> **Task instructions**: Pictures excluded, return the lines below from the first through the line holding "0.255, 0.233, 0.2]".

> **Available data**:
□ □ □
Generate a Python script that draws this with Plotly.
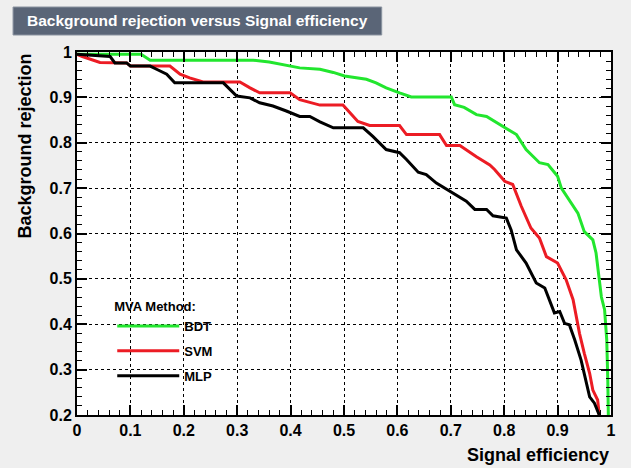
import plotly.graph_objects as go

# ---- data ----
bdt_x = [0.0, 0.12, 0.137, 0.33, 0.36, 0.404, 0.417, 0.455, 0.48, 0.501, 0.542, 0.56, 0.579, 0.604,
         0.626, 0.701, 0.707, 0.725, 0.748, 0.767, 0.798, 0.823, 0.841, 0.866, 0.882, 0.9, 0.907,
         0.938, 0.95, 0.966, 0.972, 0.978, 0.982, 0.988, 0.992, 0.994, 0.995]
bdt_y = [0.995, 0.995, 0.982, 0.982, 0.978, 0.969, 0.965, 0.962, 0.955, 0.947, 0.94, 0.932, 0.921, 0.91,
         0.901, 0.901, 0.884, 0.878, 0.862, 0.858, 0.836, 0.818, 0.785, 0.756, 0.752, 0.726, 0.7,
         0.645, 0.604, 0.586, 0.557, 0.498, 0.46, 0.432, 0.366, 0.277, 0.2]

svm_x = [0.0, 0.01, 0.043, 0.093, 0.1, 0.174, 0.193, 0.211, 0.236, 0.305, 0.324, 0.342, 0.399, 0.417,
         0.455, 0.498, 0.526, 0.548, 0.604, 0.617, 0.679, 0.692, 0.717, 0.748, 0.773, 0.782, 0.801,
         0.816, 0.832, 0.85, 0.866, 0.879, 0.9, 0.916, 0.929, 0.941, 0.95, 0.96, 0.966, 0.975, 0.978]
svm_y = [0.995, 0.99, 0.977, 0.976, 0.969, 0.969, 0.951, 0.943, 0.934, 0.934, 0.921, 0.91, 0.91, 0.895,
         0.883, 0.883, 0.847, 0.838, 0.838, 0.818, 0.818, 0.794, 0.794, 0.769, 0.751, 0.741, 0.715,
         0.708, 0.66, 0.612, 0.59, 0.549, 0.535, 0.498, 0.454, 0.38, 0.336, 0.292, 0.255, 0.233, 0.2]

mlp_x = [0.0, 0.062, 0.071, 0.093, 0.1, 0.137, 0.149, 0.168, 0.183, 0.274, 0.299, 0.324, 0.342, 0.367,
         0.392, 0.417, 0.436, 0.455, 0.48, 0.536, 0.554, 0.579, 0.604, 0.617, 0.639, 0.654, 0.673,
         0.704, 0.729, 0.745, 0.767, 0.779, 0.804, 0.813, 0.823, 0.841, 0.86, 0.876, 0.885, 0.894,
         0.904, 0.913, 0.922, 0.932, 0.944, 0.954, 0.96, 0.969, 0.978]
mlp_y = [0.995, 0.99, 0.976, 0.976, 0.969, 0.969, 0.962, 0.951, 0.932, 0.932, 0.903, 0.899, 0.888, 0.881,
         0.87, 0.858, 0.858, 0.846, 0.833, 0.833, 0.814, 0.785, 0.778, 0.763, 0.735, 0.73, 0.711,
         0.689, 0.671, 0.653, 0.653, 0.639, 0.634, 0.608, 0.564, 0.535, 0.491, 0.48, 0.454, 0.425,
         0.428, 0.402, 0.399, 0.366, 0.321, 0.27, 0.24, 0.226, 0.2]

method_names = ["BDT", "SVM", "MLP"]
method_colors = ["#22e62e", "#ec1c24", "#000000"]

x_tickvals = [0, 0.1, 0.2, 0.3, 0.4, 0.5, 0.6, 0.7, 0.8, 0.9, 1.0]
x_ticktext = ["0", "0.1", "0.2", "0.3", "0.4", "0.5", "0.6", "0.7", "0.8", "0.9", "1"]
y_tickvals = [0.2, 0.3, 0.4, 0.5, 0.6, 0.7, 0.8, 0.9, 1.0]
y_ticktext = ["0.2", "0.3", "0.4", "0.5", "0.6", "0.7", "0.8", "0.9", "1"]

title_text = "Background rejection versus Signal efficiency"
x_title = "Signal efficiency"
y_title = "Background rejection"
legend_title = "MVA Method:"

FONT = "Liberation Sans"

fig = go.Figure()
for i, (name, xs, ys) in enumerate(zip(method_names, [bdt_x, svm_x, mlp_x], [bdt_y, svm_y, mlp_y])):
    fig.add_trace(go.Scatter(x=xs, y=ys, mode="lines", name=name, legendgroup=name,
                             line=dict(color=method_colors[i], width=3), cliponaxis=True))

axis_common = dict(
    showline=True, linecolor="black", linewidth=2, mirror="allticks",
    ticks="inside", ticklen=10, tickwidth=1.5, tickcolor="black",
    showgrid=True, gridcolor="black", griddash="dot", gridwidth=1,
    zeroline=False,
    tickfont=dict(family=FONT, size=16, color="black", weight="bold"),
    minor=dict(ticks="inside", ticklen=5, tickwidth=1, tickcolor="black", dtick=0.02, showgrid=False),
)

fig.update_layout(
    width=631, height=468,
    margin=dict(l=77, r=19.5, t=52, b=53),
    paper_bgcolor="#efefef", plot_bgcolor="white",
    xaxis=dict(range=[0, 1], tickvals=x_tickvals, ticktext=x_ticktext, **axis_common),
    yaxis=dict(range=[0.2, 1.0], tickvals=y_tickvals, ticktext=y_ticktext, **axis_common),
    showlegend=True,
    legend=dict(
        x=0.066, y=0.333, xanchor="left", yanchor="top",
        bgcolor="rgba(0,0,0,0)", borderwidth=0,
        title=dict(text=legend_title, font=dict(family=FONT, size=13, color="black", weight="bold")),
        font=dict(family=FONT, size=13, color="black", weight="bold"),
        itemwidth=62, tracegroupgap=5,
    ),
    shapes=[dict(type="rect", xref="paper", yref="paper",
                 x0=(13 - 77) / 534.5, x1=(382 - 77) / 534.5,
                 y0=(415 - 35) / 363, y1=(415 - 7) / 363,
                 fillcolor="#5a6577", line=dict(color="#8a93a0", width=1), layer="above")],
    annotations=[
        dict(text=title_text, xref="paper", yref="paper",
             x=(197.5 - 77) / 534.5, y=(415 - 21) / 363, xanchor="center", yanchor="middle",
             showarrow=False, font=dict(family=FONT, size=15.5, color="white", weight="bold")),
        dict(text=x_title, xref="paper", yref="paper", x=1.0, y=(415 - 455) / 363,
             xanchor="right", yanchor="middle", showarrow=False,
             font=dict(family=FONT, size=18, color="black", weight="bold")),
        dict(text=y_title, xref="paper", yref="paper", x=(24 - 77) / 534.5, y=(415 - 52) / 363,
             xanchor="center", yanchor="top", textangle=-90, showarrow=False,
             font=dict(family=FONT, size=18, color="black", weight="bold")),
    ],
)

fig.write_html("out.html")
□ □ □
> **Problem solution**:
Generate a Python script that draws this with Plotly.
import plotly.graph_objects as go

# ---- data ----
bdt_x = [0.0, 0.12, 0.137, 0.33, 0.36, 0.404, 0.417, 0.455, 0.48, 0.501, 0.542, 0.56, 0.579, 0.604,
         0.626, 0.701, 0.707, 0.725, 0.748, 0.767, 0.798, 0.823, 0.841, 0.866, 0.882, 0.9, 0.907,
         0.938, 0.95, 0.966, 0.972, 0.978, 0.982, 0.988, 0.992, 0.994, 0.995]
bdt_y = [0.995, 0.995, 0.982, 0.982, 0.978, 0.969, 0.965, 0.962, 0.955, 0.947, 0.94, 0.932, 0.921, 0.91,
         0.901, 0.901, 0.884, 0.878, 0.862, 0.858, 0.836, 0.818, 0.785, 0.756, 0.752, 0.726, 0.7,
         0.645, 0.604, 0.586, 0.557, 0.498, 0.46, 0.432, 0.366, 0.277, 0.2]

svm_x = [0.0, 0.01, 0.043, 0.093, 0.1, 0.174, 0.193, 0.211, 0.236, 0.305, 0.324, 0.342, 0.399, 0.417,
         0.455, 0.498, 0.526, 0.548, 0.604, 0.617, 0.679, 0.692, 0.717, 0.748, 0.773, 0.782, 0.801,
         0.816, 0.832, 0.85, 0.866, 0.879, 0.9, 0.916, 0.929, 0.941, 0.95, 0.96, 0.966, 0.975, 0.978]
svm_y = [0.995, 0.99, 0.977, 0.976, 0.969, 0.969, 0.951, 0.943, 0.934, 0.934, 0.921, 0.91, 0.91, 0.895,
         0.883, 0.883, 0.847, 0.838, 0.838, 0.818, 0.818, 0.794, 0.794, 0.769, 0.751, 0.741, 0.715,
         0.708, 0.66, 0.612, 0.59, 0.549, 0.535, 0.498, 0.454, 0.38, 0.336, 0.292, 0.255, 0.233, 0.2]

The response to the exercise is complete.